The third section of the book discusses the mushroom in Siberia among the shamans, but also the mushroom in Europe. The author notes the practice of the shamans of drinking the urine of an individual who had consumed the hallucinogenic mushroom. He also argues contrary to the beliefs of the comparativist Mircea Eliade that drug use among shamans does not represent a form of decadence and degeneration. Among the Europeans, the author notes the mycophobic tendencies of Western Europeans, arguing that they refer to the mushroom as the "toadstool" and look upon it with disgust. The frog and the snake are also seen as symbols associated with the mushroom and have traditionally been viewed as evil creatures. In contrast, Victorians came to see the toad as a benign creature. The author argues that the mushroom played no role in the development of the Celtic peoples and among the Germans. He also suggests that contrary to a thesis advanced by certain others that the beserk rage of the Scandinavian warriors was not linked to the fly agaric. In addition, while presenting a picture of an early Christian fresco depicting a "mushroom tree" in the Garden of Eden, the author argues that this is not the hallucinogenic mushroom and that the early Christians were not a mushroom cult. There is little reason to think that the Tree of Knowledge represented the hallucinogenic mushroom.

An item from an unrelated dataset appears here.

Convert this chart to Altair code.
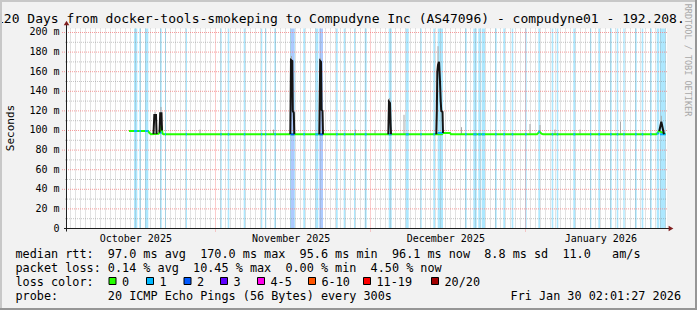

The book concludes with various exhibits from the writings of different individuals referencing the Siberian use of the mushroom. The author also exhibits writings showing the controversy surrounding the alleged use of the mushroom among Scandinavian warriors. Interestingly, during the Second World War, it was rumored that certain Russian soldiers partook of the mushroom in order to provoke battle lust amongst them.
This book provides a fascinating account of the "divine mushroom of immortality". It is an important contribution to our understanding of primitive religion and the role that hallucinogenic substances play in the development of that belief.